Start of Provided entries
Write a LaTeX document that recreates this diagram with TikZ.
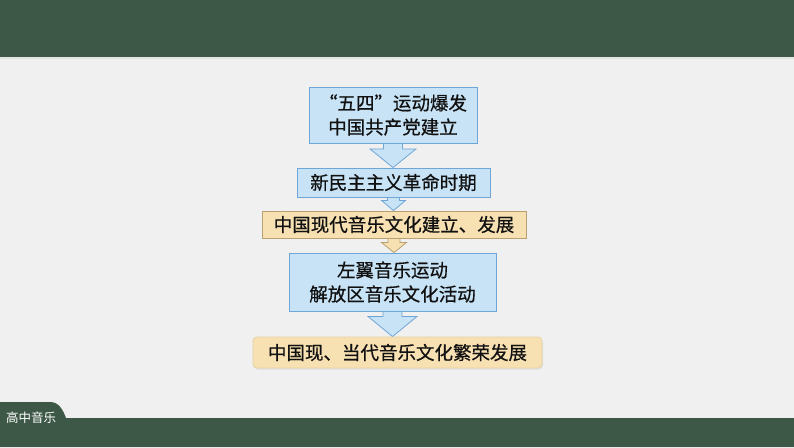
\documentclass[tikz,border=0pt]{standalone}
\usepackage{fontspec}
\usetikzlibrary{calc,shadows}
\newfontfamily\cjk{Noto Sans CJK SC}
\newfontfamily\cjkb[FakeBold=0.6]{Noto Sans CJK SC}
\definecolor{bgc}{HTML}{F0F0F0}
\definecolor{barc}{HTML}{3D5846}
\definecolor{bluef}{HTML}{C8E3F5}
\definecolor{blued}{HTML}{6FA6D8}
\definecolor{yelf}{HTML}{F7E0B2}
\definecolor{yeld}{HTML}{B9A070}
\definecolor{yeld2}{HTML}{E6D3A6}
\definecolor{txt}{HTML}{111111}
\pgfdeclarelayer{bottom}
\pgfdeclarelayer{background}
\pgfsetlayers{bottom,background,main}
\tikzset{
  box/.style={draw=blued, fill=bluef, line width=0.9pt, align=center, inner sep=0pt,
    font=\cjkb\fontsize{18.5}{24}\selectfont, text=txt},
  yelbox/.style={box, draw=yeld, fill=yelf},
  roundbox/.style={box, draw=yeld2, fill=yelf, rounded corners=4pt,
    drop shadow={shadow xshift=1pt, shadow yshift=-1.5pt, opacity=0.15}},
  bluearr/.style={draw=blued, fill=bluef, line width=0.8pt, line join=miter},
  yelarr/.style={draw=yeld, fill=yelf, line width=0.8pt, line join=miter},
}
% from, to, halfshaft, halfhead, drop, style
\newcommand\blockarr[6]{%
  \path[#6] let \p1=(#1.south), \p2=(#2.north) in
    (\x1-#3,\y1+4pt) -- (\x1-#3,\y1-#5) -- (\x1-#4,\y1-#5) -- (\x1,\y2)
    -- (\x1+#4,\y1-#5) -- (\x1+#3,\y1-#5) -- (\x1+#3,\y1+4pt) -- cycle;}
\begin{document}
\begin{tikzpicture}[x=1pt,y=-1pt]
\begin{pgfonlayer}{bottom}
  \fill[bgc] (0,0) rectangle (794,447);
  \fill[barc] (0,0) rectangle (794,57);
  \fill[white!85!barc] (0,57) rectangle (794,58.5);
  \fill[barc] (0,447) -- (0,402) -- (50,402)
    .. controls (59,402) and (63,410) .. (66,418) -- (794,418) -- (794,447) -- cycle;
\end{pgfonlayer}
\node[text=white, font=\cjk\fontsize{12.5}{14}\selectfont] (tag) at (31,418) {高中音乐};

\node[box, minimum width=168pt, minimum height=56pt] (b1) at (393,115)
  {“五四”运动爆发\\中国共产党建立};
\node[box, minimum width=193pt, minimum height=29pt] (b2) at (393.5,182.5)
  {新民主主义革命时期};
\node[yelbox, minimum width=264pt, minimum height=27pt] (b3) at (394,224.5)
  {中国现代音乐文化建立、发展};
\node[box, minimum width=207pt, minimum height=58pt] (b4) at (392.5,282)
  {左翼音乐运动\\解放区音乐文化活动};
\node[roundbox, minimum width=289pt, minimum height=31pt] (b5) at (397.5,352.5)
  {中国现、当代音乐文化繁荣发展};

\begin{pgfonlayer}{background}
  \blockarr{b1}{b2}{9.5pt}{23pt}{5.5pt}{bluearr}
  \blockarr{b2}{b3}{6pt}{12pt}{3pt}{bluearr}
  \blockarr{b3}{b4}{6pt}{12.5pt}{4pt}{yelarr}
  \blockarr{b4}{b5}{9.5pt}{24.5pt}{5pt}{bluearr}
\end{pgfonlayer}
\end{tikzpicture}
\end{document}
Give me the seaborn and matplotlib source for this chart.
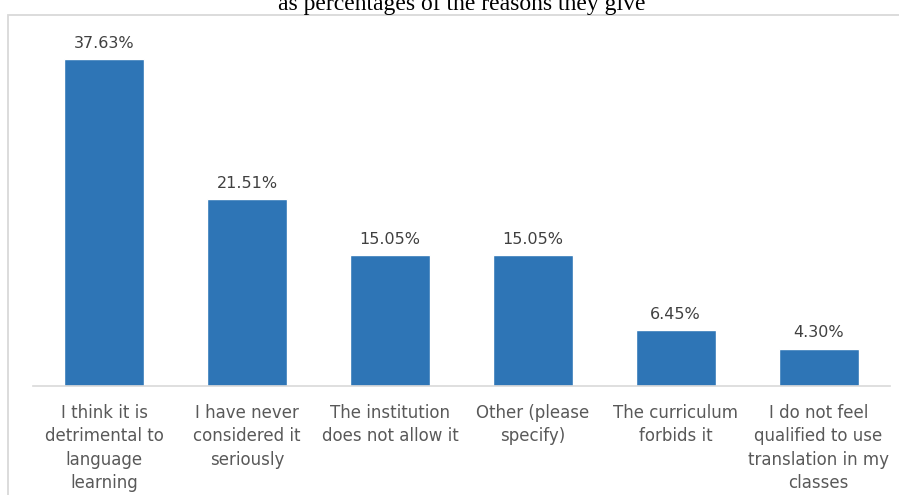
End of Provided entries
What needs to be done
Find every line in the listing that holds the string "this", then say how many there are as a bare number.

Reply
2